“We human beings are biologically loving beings as a feature of our evolutionary history. This means two things: the first is that love has been the central emotion preserved in the evolutionary history that gave rise to us since some five to six million years ago; the second is that we become ill when we are deprived of love as the fundamental emotion in which our relational existence with others and with ourselves takes place. As such, the biology of love is central to the preservation of our human existence and identity.” Maturana, Humberto. 1999. Transformation in Coexistence. Ediciones Dolmen. Santiago de Chile. P. 46.

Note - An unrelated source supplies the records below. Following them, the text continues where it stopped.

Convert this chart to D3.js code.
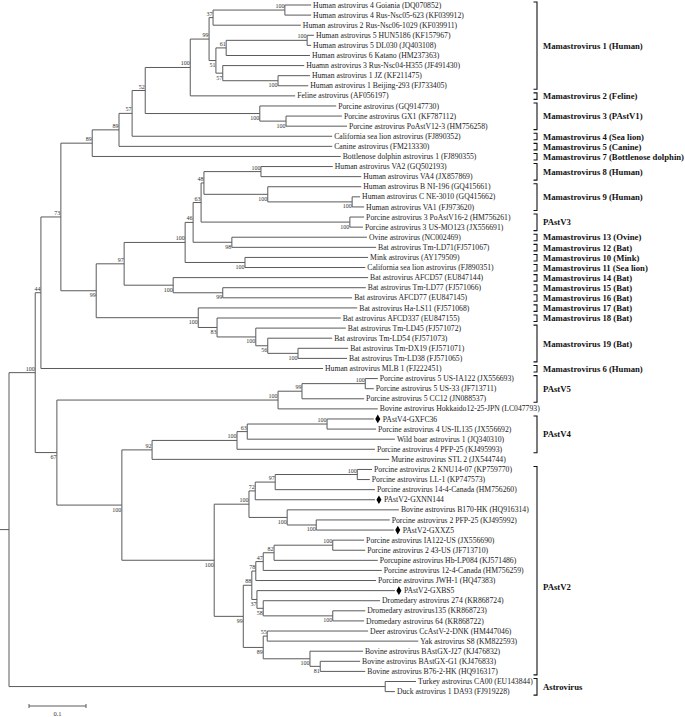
<!DOCTYPE html>
<html>
<head>
<meta charset="utf-8">
<script src="https://cdn.jsdelivr.net/npm/d3@7"></script>
<style>
  html, body { margin: 0; padding: 0; background: #fff; }
  svg { display: block; }
</style>
</head>
<body>
<svg id="chart" width="685" height="717"></svg>
<script>
// ---------------- DATA ----------------
const tipNames = [
  "Human astrovirus 4 Goiania (DQ070852)",
  "Human astrovirus 4 Rus-Nsc05-623 (KF039912)",
  "Human astrovirus 2 Rus-Nsc06-1029 (KF039911)",
  "Human astrovirus 5 HUN5186 (KF157967)",
  "Human astrovirus 5 DL030 (JQ403108)",
  "Human astrovirus 6 Katano (HM237363)",
  "Huamn astrovirus 3 Rus-Nsc04-H355 (JF491430)",
  "Human astrovirus 1 JZ (KF211475)",
  "Human astrovirus 1 Beijing-293 (FJ733405)",
  "Feline astrovirus (AF056197)",
  "Porcine astrovirus (GQ9147730)",
  "Porcine astrovirus GX1 (KF787112)",
  "Porcine astrovirus PoAstV12-3 (HM756258)",
  "California sea lion astrovirus (FJ890352)",
  "Canine astrovirus (FM213330)",
  "Bottlenose dolphin astrovirus 1 (FJ890355)",
  "Human astrovirus VA2 (GQ502193)",
  "Human astrovirus VA4 (JX857869)",
  "Human astrovirus B NI-196 (GQ415661)",
  "Human astrovirus C NE-3010 (GQ415662)",
  "Human astrovirus VA1 (FJ973620)",
  "Porcine astrovirus 3 PoAstV16-2 (HM756261)",
  "Porcine astrovirus 3 US-MO123 (JX556691)",
  "Ovine astrovirus (NC002469)",
  "Bat astrovirus Tm-LD71(FJ571067)",
  "Mink astrovirus (AY179509)",
  "California sea lion astrovirus (FJ890351)",
  "Bat astrovirus AFCD57 (EU847144)",
  "Bat astrovirus Tm-LD77 (FJ571066)",
  "Bat astrovirus AFCD77 (EU847145)",
  "Bat astrovirus Ha-LS11 (FJ571068)",
  "Bat astrovirus AFCD337 (EU847155)",
  "Bat astrovirus Tm-LD45 (FJ571072)",
  "Bat astrovirus Tm-LD54 (FJ571073)",
  "Bat astrovirus Tm-DX19 (FJ571071)",
  "Bat astrovirus Tm-LD38 (FJ571065)",
  "Human astrovirus MLB 1 (FJ222451)",
  "Porcine astrovirus 5 US-IA122 (JX556693)",
  "Porcine astrovirus 5 US-33 (JF713711)",
  "Porcine astrovirus 5 CC12 (JN088537)",
  "Bovine astrovirus Hokkaido12-25-JPN (LC047793)",
  "PAstV4-GXFC36",
  "Porcine astrovirus 4 US-IL135 (JX556692)",
  "Wild boar astrovirus 1 (JQ340310)",
  "Porcine astrovirus 4 PFP-25 (KJ495993)",
  "Murine astrovirus STL 2 (JX544744)",
  "Porcine astrovirus 2 KNU14-07 (KP759770)",
  "Porcine astrovirus LL-1 (KP747573)",
  "Porcine astrovirus 14-4-Canada (HM756260)",
  "PAstV2-GXNN144",
  "Bovine astrovirus B170-HK (HQ916314)",
  "Porcine astrovirus 2 PFP-25 (KJ495992)",
  "PAstV2-GXXZ5",
  "Porcine astrovirus IA122-US (JX556690)",
  "Porcine astrovirus 2 43-US (JF713710)",
  "Porcupine astrovirus Hb-LP084 (KJ571486)",
  "Porcine astrovirus 12-4-Canada (HM756259)",
  "Porcine astrovirus JWH-1 (HQ47383)",
  "PAstV2-GXBS5",
  "Dromedary astrovirus 274 (KR868724)",
  "Dromedary astrovirus135 (KR868723)",
  "Dromedary astrovirus 64 (KR868722)",
  "Deer astrovirus CcAstV-2-DNK (HM447046)",
  "Yak astrovirus S8 (KM822593)",
  "Bovine astrovirus BAstGX-J27 (KJ476832)",
  "Bovine astrovirus BAstGX-G1 (KJ476833)",
  "Bovine astrovirus B76-2-HK (HQ916317)",
  "Turkey astrovirus CA00 (EU143844)",
  "Duck astrovirus 1 DA93 (FJ919228)"
];

// distance of each tip from the root (substitutions per site)
const tipDist = [
  0.530, 0.530, 0.512, 0.535, 0.530, 0.528, 0.518, 0.528, 0.525, 0.502,
  0.574, 0.584, 0.593, 0.567, 0.567, 0.582, 0.568, 0.618, 0.618, 0.616,
  0.623, 0.623, 0.621, 0.628, 0.644, 0.630, 0.625, 0.630, 0.626, 0.602,
  0.611, 0.582, 0.591, 0.567, 0.595, 0.593, 0.551, 0.647, 0.640, 0.623,
  0.647, 0.640, 0.644, 0.677, 0.642, 0.667, 0.637, 0.633, 0.642, 0.642,
  0.684, 0.668, 0.675, 0.623, 0.625, 0.647, 0.654, 0.644, 0.677, 0.651,
  0.625, 0.623, 0.630, 0.718, 0.621, 0.616, 0.625, 0.714, 0.677
];

// tips marked with a black diamond (study sequences)
const markedTips = [41, 49, 52, 58];

// internal nodes: [id, first child, second child, distance from root, bootstrap]
// numeric children are tip indices
const cladeRows = [
  ["root", "nA", "nAv", 0.000, null],
  ["nAv", 67, 68, 0.660, null],
  ["nA", "n44", "n67", 0.046, 100],
  ["n44", "n73", 36, 0.056, 44],
  ["n73", "n89a", "n99b", 0.091, 73],
  ["n89a", "n89b", 15, 0.146, 89],
  ["n89b", "n57", 14, 0.193, 89],
  ["n57", "n52", 13, 0.216, 57],
  ["n52", "nHF", "nP1", 0.239, 52],
  ["nHF", "n99h", 9, 0.318, 100],
  ["n99h", "n37", "n51", 0.351, 99],
  ["n37", "n12", 2, 0.358, 37],
  ["n12", 0, 1, 0.484, 100],
  ["n51", "n61", "n57h", 0.363, 51],
  ["n61", "n45", 5, 0.381, 61],
  ["n45", 3, 4, 0.523, 100],
  ["n57h", 6, "n89", 0.375, 57],
  ["n89", 7, 8, 0.472, 100],
  ["nP1", 10, "n1213", 0.440, 100],
  ["n1213", 11, 12, 0.486, 100],
  ["n99b", "n97", "n198", 0.153, 99],
  ["n97", "n185", "n173", 0.202, 97],
  ["n185", "n46", "nMink", 0.309, 100],
  ["n46", "n63", "n98", 0.323, 46],
  ["n63", "n48", "n2223", 0.337, 63],
  ["n48", "n1718", "n268", 0.342, 48],
  ["n1718", 16, 17, 0.442, 100],
  ["n268", 18, "n2021", 0.454, 100],
  ["n2021", 19, 20, 0.602, 100],
  ["n2223", 21, 22, 0.598, 100],
  ["n98", 23, 24, 0.391, 98],
  ["nMink", 25, 26, 0.414, 100],
  ["n173", 27, "n223", 0.288, 100],
  ["n223", 28, 29, 0.375, 99],
  ["n198", 30, "n83", 0.332, 100],
  ["n83", 31, "n256", 0.365, 83],
  ["n256", 32, "n56", 0.433, 100],
  ["n56", 33, "n3536", 0.454, 56],
  ["n3536", 34, 35, 0.507, 100],
  ["n67", "n278", "n122", 0.084, 67],
  ["n278", "n302", 40, 0.472, 100],
  ["n302", "n3839", 39, 0.514, 99],
  ["n3839", 37, 38, 0.625, 100],
  ["n122", "n92", "n214", 0.198, 100],
  ["n92", "n237", 45, 0.251, 92],
  ["n237", "n247", 44, 0.400, 100],
  ["n247", "n4243", 43, 0.418, 63],
  ["n4243", 41, 42, 0.558, 100],
  ["n214", "n249", "n243", 0.360, 100],
  ["n249", "n72", "n287", 0.421, 100],
  ["n72", "n275", 49, 0.432, 72],
  ["n275", "n4748", 48, 0.467, 97],
  ["n4748", 46, 47, 0.611, 100],
  ["n287", 50, "n5253", 0.488, 100],
  ["n5253", 51, 52, 0.539, 100],
  ["n243", "n88", "n89c", 0.411, 99],
  ["n88", "n78", "n37b", 0.426, 88],
  ["n78", "n47", 57, 0.433, 78],
  ["n47", "n82", 56, 0.446, 47],
  ["n82", "n5455", 55, 0.465, 82],
  ["n5455", 53, 54, 0.568, 100],
  ["n37b", 58, "n58", 0.435, 37],
  ["n58", 59, "n6162", 0.446, 58],
  ["n6162", 60, 61, 0.568, 100],
  ["n89c", "n55", "n310", 0.446, 89],
  ["n55", 62, 63, 0.453, 55],
  ["n310", 64, "n81", 0.528, 100],
  ["n81", 65, 66, 0.546, 81]
];

// clade brackets on the right
const groupLabels = [
  "Mamastrovirus 1 (Human)", "Mamastrovirus 2 (Feline)", "Mamastrovirus 3 (PAstV1)",
  "Mamastrovirus 4 (Sea lion)", "Mamastrovirus 5 (Canine)", "Mamastrovirus 7 (Bottlenose dolphin)",
  "Mamastrovirus 8 (Human)", "Mamastrovirus 9 (Human)", "PAstV3",
  "Mamastrovirus 13 (Ovine)", "Mamastrovirus 12 (Bat)", "Mamastrovirus 10 (Mink)",
  "Mamastrovirus 11 (Sea lion)", "Mamastrovirus 14 (Bat)", "Mamastrovirus 15 (Bat)",
  "Mamastrovirus 16 (Bat)", "Mamastrovirus 17 (Bat)", "Mamastrovirus 18 (Bat)",
  "Mamastrovirus 19 (Bat)", "Mamastrovirus 6 (Human)", "PAstV5", "PAstV4", "PAstV2", "Astrovirus"
];
const groupFrom = [0, 9, 10, 13, 14, 15, 16, 18, 21, 23, 24, 25, 26, 27, 28, 29, 30, 31, 32, 36, 37, 41, 46, 67];
const groupTo   = [8, 9, 12, 13, 14, 15, 17, 20, 22, 23, 24, 25, 26, 27, 28, 29, 30, 31, 35, 36, 39, 44, 66, 68];

const scaleBarValue = 0.1;

// ---------------- DRAW ----------------
const svg = d3.select("#chart");
svg.append("rect").attr("width", 685).attr("height", 717).attr("fill", "#fff");

const x = d3.scaleLinear().domain([0, 1]).range([9, 579]);
const y = d3.scaleLinear().domain([0, tipNames.length - 1]).range([5, 691.6]);

const rowById = new Map(cladeRows.map(r => [r[0], r]));
function build(ref) {
  if (typeof ref === "number") return { tip: ref, name: tipNames[ref], dist: tipDist[ref] };
  const r = rowById.get(ref);
  return { id: ref, dist: r[3], support: r[4], children: [build(r[1]), build(r[2])] };
}
const root = d3.hierarchy(build("root"));
root.eachAfter(n => {
  n.px = x(n.data.dist);
  if (n.children) {
    n.py = (n.children[0].py + n.children[n.children.length - 1].py) / 2;
  } else {
    n.py = y(n.data.tip);
  }
});

const lineColor = "#5a5a5a";
const serif = "'Liberation Serif', 'Times New Roman', serif";
const g = svg.append("g");

// vertical connectors
g.selectAll("line.v")
  .data(root.descendants().filter(n => n.children))
  .join("line")
  .attr("x1", n => n.px).attr("x2", n => n.px)
  .attr("y1", n => n.children[0].py).attr("y2", n => n.children[n.children.length - 1].py)
  .attr("stroke", lineColor).attr("stroke-width", 1);

// horizontal branches
g.selectAll("line.h")
  .data(root.descendants().filter(n => n.parent))
  .join("line")
  .attr("x1", n => n.parent.px).attr("x2", n => n.px)
  .attr("y1", n => n.py).attr("y2", n => n.py)
  .attr("stroke", lineColor).attr("stroke-width", 1);

// root stub
g.append("line")
  .attr("x1", 0).attr("x2", root.px)
  .attr("y1", root.py).attr("y2", root.py)
  .attr("stroke", lineColor).attr("stroke-width", 1);

// bootstrap values
g.selectAll("text.support")
  .data(root.descendants().filter(n => n.parent && n.children && n.data.support != null))
  .join("text")
  .attr("x", n => n.px - 0.5)
  .attr("y", n => (n.parent.children[0] === n) ? n.py - 2 : n.py + 6.5)
  .attr("text-anchor", "end")
  .attr("font-family", serif)
  .attr("font-size", 6)
  .attr("fill", "#333")
  .text(n => n.data.support);

// tips
const leaves = root.leaves();
const marked = new Set(markedTips);
g.selectAll("path.mark")
  .data(leaves.filter(n => marked.has(n.data.tip)))
  .join("path")
  .attr("d", d3.symbol(d3.symbolDiamond, 22))
  .attr("transform", n => `translate(${n.px + 4},${n.py})`)
  .attr("fill", "#000");

g.selectAll("text.tip")
  .data(leaves)
  .join("text")
  .attr("x", n => n.px + (marked.has(n.data.tip) ? 9 : 2))
  .attr("y", n => n.py + 2.6)
  .attr("font-family", serif)
  .attr("font-size", 7.7)
  .attr("fill", "#222")
  .text(n => n.data.name);

// group brackets
const bx = 537;
const groups = groupLabels.map((label, i) => ({
  label,
  top: y(groupFrom[i]) - 3,
  bottom: y(groupTo[i]) + 3.5
}));
const gb = svg.append("g");
gb.selectAll("path.br")
  .data(groups)
  .join("path")
  .attr("d", d => `M${bx - 3.5},${d.top}H${bx}V${d.bottom}H${bx - 3.5}`)
  .attr("fill", "none").attr("stroke", "#111").attr("stroke-width", 1.1);
gb.selectAll("text.gl")
  .data(groups)
  .join("text")
  .attr("x", bx + 6)
  .attr("y", d => (d.top + d.bottom) / 2 + 3 + (d.label === "PAstV2" ? 16 : 0))
  .attr("font-family", serif)
  .attr("font-weight", "bold")
  .attr("font-size", 8.7)
  .attr("fill", "#111")
  .text(d => d.label);

// scale bar
const sb = svg.append("g");
const sx0 = 29, sy = 706;
const sLen = x(scaleBarValue) - x(0);
sb.append("line").attr("x1", sx0).attr("x2", sx0 + sLen).attr("y1", sy).attr("y2", sy)
  .attr("stroke", lineColor);
sb.append("line").attr("x1", sx0).attr("x2", sx0).attr("y1", sy - 2).attr("y2", sy + 2).attr("stroke", lineColor);
sb.append("line").attr("x1", sx0 + sLen).attr("x2", sx0 + sLen).attr("y1", sy - 2).attr("y2", sy + 2).attr("stroke", lineColor);
sb.append("text").attr("x", sx0 + sLen / 2).attr("y", 716)
  .attr("text-anchor", "middle")
  .attr("font-family", serif)
  .attr("font-size", 6.5).attr("fill", "#333")
  .text(scaleBarValue);
</script>
</body>
</html>
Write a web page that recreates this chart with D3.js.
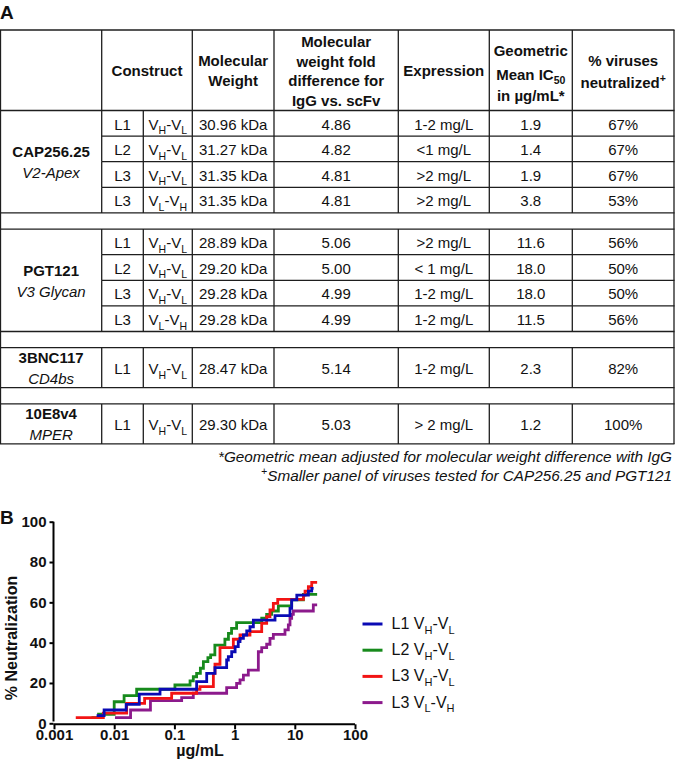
<!DOCTYPE html>
<html><head><meta charset="utf-8">
<script src="https://cdn.jsdelivr.net/npm/d3@7"></script>
<style>
body{margin:0;background:#fff}
svg{display:block}
text{font-family:"Liberation Sans",Arial,Helvetica,sans-serif;fill:#111}
</style>
</head><body>
<svg id="c" width="675" height="766"></svg>
<script>
// ---------- TABLE DATA ----------
const headers = [
  {col:[1,3], lines:["Construct"]},
  {col:[3,4], lines:["Molecular","Weight"]},
  {col:[4,5], lines:["Molecular","weight fold","difference for","IgG vs. scFv"]},
  {col:[5,6], lines:["Expression"]},
  {col:[6,7], lines:["Geometric","Mean IC_{50}","in µg/mL*"]},
  {col:[7,8], lines:["% viruses","neutralized^{+}"]}
];
const antibodies = ["CAP256.25","PGT121","3BNC117","10E8v4"];
const epitopes   = ["V2-Apex","V3 Glycan","CD4bs","MPER"];
const groupSizes = [4,4,1,1];
const linkers      = ["L1","L2","L3","L3","L1","L2","L3","L3","L1","L1"];
const orientations = ["V_{H}-V_{L}","V_{H}-V_{L}","V_{H}-V_{L}","V_{L}-V_{H}","V_{H}-V_{L}","V_{H}-V_{L}","V_{H}-V_{L}","V_{L}-V_{H}","V_{H}-V_{L}","V_{H}-V_{L}"];
const molWeights   = ["30.96 kDa","31.27 kDa","31.35 kDa","31.35 kDa","28.89 kDa","29.20 kDa","29.28 kDa","29.28 kDa","28.47 kDa","29.30 kDa"];
const foldDiffs    = ["4.86","4.82","4.81","4.81","5.06","5.00","4.99","4.99","5.14","5.03"];
const expressions  = ["1-2 mg/L","<1 mg/L",">2 mg/L",">2 mg/L",">2 mg/L","< 1 mg/L","1-2 mg/L","1-2 mg/L","1-2 mg/L","> 2 mg/L"];
const ic50s        = ["1.9","1.4","1.9","3.8","11.6","18.0","18.0","11.5","2.3","1.2"];
const neutralized  = ["67%","67%","67%","53%","56%","50%","50%","56%","82%","100%"];
const footnotes    = ["*Geometric mean adjusted for molecular weight difference with IgG",
                      "^{+}Smaller panel of viruses tested for CAP256.25 and PGT121"];

// ---------- CHART DATA ----------
const seriesLabels = ["L1 V_{H}-V_{L}","L2 V_{H}-V_{L}","L3 V_{H}-V_{L}","L3 V_{L}-V_{H}"];
const seriesColors = ["#0a0ab4","#178a1c","#f21414","#8c1a8c"];
const xTickValues = [0.001,0.01,0.1,1,10,100];
const xTickLabels = ["0.001","0.01","0.1","1","10","100"];
const yTickValues = [0,20,40,60,80,100];
const seriesL1 = [[0.0051,3.8],[0.0068,6.6],[0.0158,9.4],[0.0261,14.5],[0.0577,16.9],[0.234,20.7],[0.344,24.8],[0.472,27.6],[0.738,31.4],[0.787,33.1],[0.894,35.5],[1.02,38.0],[1.15,40.5],[1.23,42.1],[1.40,43.8],[1.59,45.8],[1.80,47.9],[2.05,51.2],[4.69,53.4],[8.32,57.0],[8.87,61.2],[10.8,63.6],[16.8,65.6],[19.1,66.9],[20.5,66.9]];
const seriesL2 = [[0.0042,2.8],[0.0055,4.5],[0.0100,10.7],[0.0146,13.7],[0.0236,16.9],[0.102,19.0],[0.182,21.0],[0.206,23.1],[0.234,24.8],[0.27,27.3],[0.303,30.6],[0.36,32.6],[0.40,33.9],[0.47,38.8],[0.69,41.7],[0.79,44.6],[0.89,47.1],[1.08,49.9],[2.82,52.1],[3.41,54.0],[4.13,55.7],[5.33,58.2],[8.87,61.2],[13.9,64.0],[23.5,64.0]];
const seriesL3HL = [[0.0023,2.8],[0.0066,5.0],[0.0161,9.9],[0.032,12.4],[0.090,14.9],[0.234,16.9],[0.266,18.2],[0.444,24.8],[0.472,29.3],[0.572,37.5],[0.953,41.7],[1.23,43.8],[1.80,45.5],[2.82,49.6],[3.41,52.9],[3.87,56.2],[4.40,59.5],[5.2,61.5],[13.9,63.6],[14.8,65.6],[16.8,67.8],[19.1,69.9],[23.5,69.9]];
const seriesL3LH = [[0.0103,2.8],[0.0187,6.6],[0.040,11.2],[0.132,12.7],[0.206,14.9],[0.738,17.7],[1.08,19.8],[1.23,21.5],[1.40,23.9],[1.69,26.4],[2.48,35.5],[2.82,37.5],[3.41,39.2],[3.87,42.1],[4.40,44.1],[6.87,46.3],[7.81,48.8],[8.32,52.1],[8.87,54.0],[9.46,55.7],[20.3,58.7],[23.5,58.7]];
const seriesData = [seriesL1, seriesL2, seriesL3HL, seriesL3LH];
const drawOrder = [3,1,2,0];

// ---------- helpers ----------
const svg = d3.select("#c");
const FONT = 15;
function rich(sel, str, size, subSize){
  subSize = subSize || Math.round(size*0.68);
  const parts = str.split(/(_\{[^}]*\}|\^\{[^}]*\})/).filter(s=>s.length);
  let off = 0;
  parts.forEach(p=>{
    let target=0, txt=p, fs=size;
    if (p.startsWith("_{")) { target = size*0.3; txt=p.slice(2,-1); fs=subSize; }
    else if (p.startsWith("^{")) { target = -size*0.38; txt=p.slice(2,-1); fs=subSize; }
    sel.append("tspan").attr("dy", target-off).attr("font-size", fs).text(txt);
    off = target;
  });
  return sel;
}

// ---------- TABLE ----------
const colX = [0.5,101.7,143.3,192.3,274,398.3,489.3,572.3,674];
const cx = (a,b)=> (colX[a]+colX[b])/2;
const tTop = 30, headBot = 110.5, rowH = 25.6, spacerH = 16.2, singleH = 40;
const tbl = svg.append("g");
const lineCol = "#1e1e1e", lw = 1.3;
function hline(y,x1,x2){ tbl.append("line").attr("x1",x1).attr("x2",x2).attr("y1",y).attr("y2",y).attr("stroke",lineCol).attr("stroke-width",lw); }
function vline(x,y1,y2){ tbl.append("line").attr("x1",x).attr("x2",x).attr("y1",y1).attr("y2",y2).attr("stroke",lineCol).attr("stroke-width",lw); }

svg.append("text").attr("x",0).attr("y",18.5).attr("font-size",19).attr("font-weight","bold").text("A");

// header
hline(tTop, colX[0]-0.5, colX[8]+0.5);
[1,3,4,5,6,7].forEach(i=>vline(colX[i], tTop, headBot));
headers.forEach((h,i)=>{
  const n = h.lines.length;
  let bases;
  if (n===1) bases=[75.7];
  else if (n===2 && i===1) bases=[65.5,85.5];
  else if (n===2) bases=[65.5,87.5];
  else if (n===3) bases=[55.5,79.5,100.5];
  else bases=[47,66.5,86,105.5];
  h.lines.forEach((ln,j)=>{
    const t = tbl.append("text").attr("x",cx(h.col[0],h.col[1])).attr("y",bases[j])
      .attr("text-anchor","middle").attr("font-weight","bold");
    rich(t, ln, FONT, 10.5);
  });
});

// body
let y = headBot, r = 0;
groupSizes.forEach((gs,gi)=>{
  hline(y, colX[0]-0.5, colX[8]+0.5);
  const gTop = y;
  const h = gs===1 ? singleH : rowH;
  for (let k=0;k<gs;k++){
    const yT = y, yB = y+h;
    if (k>0) hline(yT, colX[1], colX[8]+0.5);
    [1,2,3,4,5,6,7].forEach(i=>vline(colX[i], yT, yB));
    const base = (yT+yB)/2 + 6.3;
    const cells = [linkers[r], orientations[r], molWeights[r], foldDiffs[r], expressions[r], ic50s[r], neutralized[r]];
    cells.forEach((c,ci)=>{
      const t = tbl.append("text").attr("x",cx(ci+1,ci+2)).attr("y",base).attr("text-anchor","middle");
      rich(t, c, FONT, 10.5);
    });
    y = yB; r++;
  }
  const gMid = (gTop+y)/2;
  tbl.append("text").attr("x",cx(0,1)).attr("y",gMid-4.5).attr("text-anchor","middle")
    .attr("font-weight","bold").attr("font-size",FONT).text(antibodies[gi]);
  tbl.append("text").attr("x",cx(0,1)).attr("y",gMid+16.5).attr("text-anchor","middle")
    .attr("font-style","italic").attr("font-size",FONT).text(epitopes[gi]);
  hline(y, colX[0]-0.5, colX[8]+0.5);
  if (gi < groupSizes.length-1) y += spacerH;
});
vline(colX[0], tTop, y);
vline(colX[8], tTop, y);

footnotes.forEach((f,i)=>{
  const t = svg.append("text").attr("x",672).attr("y",461.5+i*19).attr("text-anchor","end")
    .attr("font-style","italic");
  rich(t, f, 15.3, 10.5);
});

// ---------- CHART ----------
svg.append("text").attr("x",0).attr("y",523.5).attr("font-size",19).attr("font-weight","bold").text("B");
const x = d3.scaleLog().domain([0.001,100]).range([54,355]);
const yS = d3.scaleLinear().domain([0,100]).range([723.3,521.7]);
const chart = svg.append("g");

const yAxis = chart.append("g").attr("transform","translate(53.5,0)")
  .call(d3.axisLeft(yS).tickValues(yTickValues).tickSize(4).tickSizeOuter(0).tickPadding(3));
const xAxis = chart.append("g").attr("transform","translate(0,724.3)")
  .call(d3.axisBottom(x).tickValues(xTickValues).tickFormat((d,i)=>xTickLabels[i]).tickSize(5).tickSizeOuter(0));
[yAxis,xAxis].forEach(a=>{
  a.select(".domain").attr("stroke","#000").attr("stroke-width",2);
  a.selectAll(".tick line").attr("stroke","#000").attr("stroke-width",2);
  a.selectAll(".tick text").attr("font-size",15).attr("font-weight","bold")
    .attr("font-family","'Liberation Sans',Arial,sans-serif").attr("fill","#111");
});
xAxis.selectAll(".tick text").attr("y",5.5);
xAxis.select(".domain").attr("d","M53.5,0H355");
yAxis.select(".domain").attr("d","M0,721.5V521.7");

chart.append("text").attr("transform","translate(17,638) rotate(-90)").attr("text-anchor","middle")
  .attr("font-size",16).attr("font-weight","bold").text("% Neutralization");
chart.append("text").attr("x",200).attr("y",755.5).attr("text-anchor","middle")
  .attr("font-size",16).attr("font-weight","bold").text("µg/mL");

const line = d3.line().x(d=>x(d[0])).y(d=>yS(d[1])).curve(d3.curveStepAfter);
drawOrder.forEach(i=>{
  chart.append("path").datum(seriesData[i]).attr("d",line)
    .attr("fill","none").attr("stroke",seriesColors[i]).attr("stroke-width",2.8)
    .attr("stroke-linejoin","miter").attr("stroke-linecap","butt");
});

// legend
const lg = svg.append("g");
seriesLabels.forEach((s,i)=>{
  const ly = 624 + i*26.2;
  lg.append("line").attr("x1",362.5).attr("x2",382.5).attr("y1",ly).attr("y2",ly)
    .attr("stroke",seriesColors[i]).attr("stroke-width",3);
  const t = lg.append("text").attr("x",391.5).attr("y",ly+5).attr("fill","#222");
  rich(t, s, 16, 11);
});
</script>
</body></html>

Maturana is the first scientist who, from his perspective as a biologist, explains love and its implications in human beings. He proposes it as a biological relational phenomenon, consisting of the behaviors or the kind of behaviors through which the other emerges as a legitimate other in the proximity of coexistence. This, understanding that the legitimacy of the other is constituted in behaviors or operations that respect and accept his existence as it is, without effort and as a phenomenon of the mere coexistence. It is essentially the acceptance that others have as much right to exist as we do, and that they do not need to justify their presence in our life, it is to accept them as they are, because they exist and deserve to be happy in their “ink”.
What is interesting is that Maturana, as does Lovemark, also talks about emotions and how these are what really define our relationships, which in turn together with language constitute the raw material from which we create our reality. Language and emotions merge in what we call conversations, which constitute culture and with which we create our own reality.
What we learn rationally, says Maturana, we use according to our way of living: “But the way of living that one lives is determined by emotionality, by the emotional psychic space that one learned to live as a child” (p. 54 of the same book).
Understanding love as an element of our essential human nature implies a commitment. But to involve it in business is an even stronger commitment. It requires that we courageously assume that we do not work for consumers, but for people. That it is not about transactions, but relationships. That we must also love through our brands, giving the best of ourselves, with the commitment to awaken the senses of those who place their trust in us, with the concern to be an integral, full experience. But also a commitment to achieve it by loving the environment, taking care of the earth and contributing to make it a better place for us, our children, their children and their children’s children to live in.
Lovemark is therefore more than a philosophy of communication, it is the daughter of this whole movement of awareness that surrounds our planet; it is a commitment that those of us who believe in their proposal and those who believe in us as their partners to take their brands in this direction embark on. Moving away from the superficial and utilitarian discourse, to immerse ourselves in a real transformation that changes the way in which human beings produce goods, services and messages.
NOTE: Who is Humberto Maturana and why do I give him so much importance?
Maturana studied Medicine at the University of Chile. In 1954 he moved to University College London to study anatomy and neurophysiology, thanks to a scholarship from the Rockefeller Foundation. In 1958 he received his PhD in Biology from Harvard University.
Subsequently, he recorded for the first time the activity of a directional cell of a sensory organ, together with scientist Jerome Lettvin of the Massachusetts Institute of Technology. As a result of this research, they were nominated for the Nobel Prize in Medicine and Physiology.
Together with Francisco Varela, he developed the notion of autopoiesis in 1970, one of the fundamental concepts of Systems Theory, which would reach an extensive application through the works of Niklas Luhmann. He is considered one of the founders of the doctrine of radical constructivism, an epistemological theory that considers neuronal activity as a self-regulating system and rejects the traditional theory of objective truth as a form of knowledge, proposing “objectivity in brackets” as a more specific way of explaining the learning of living beings.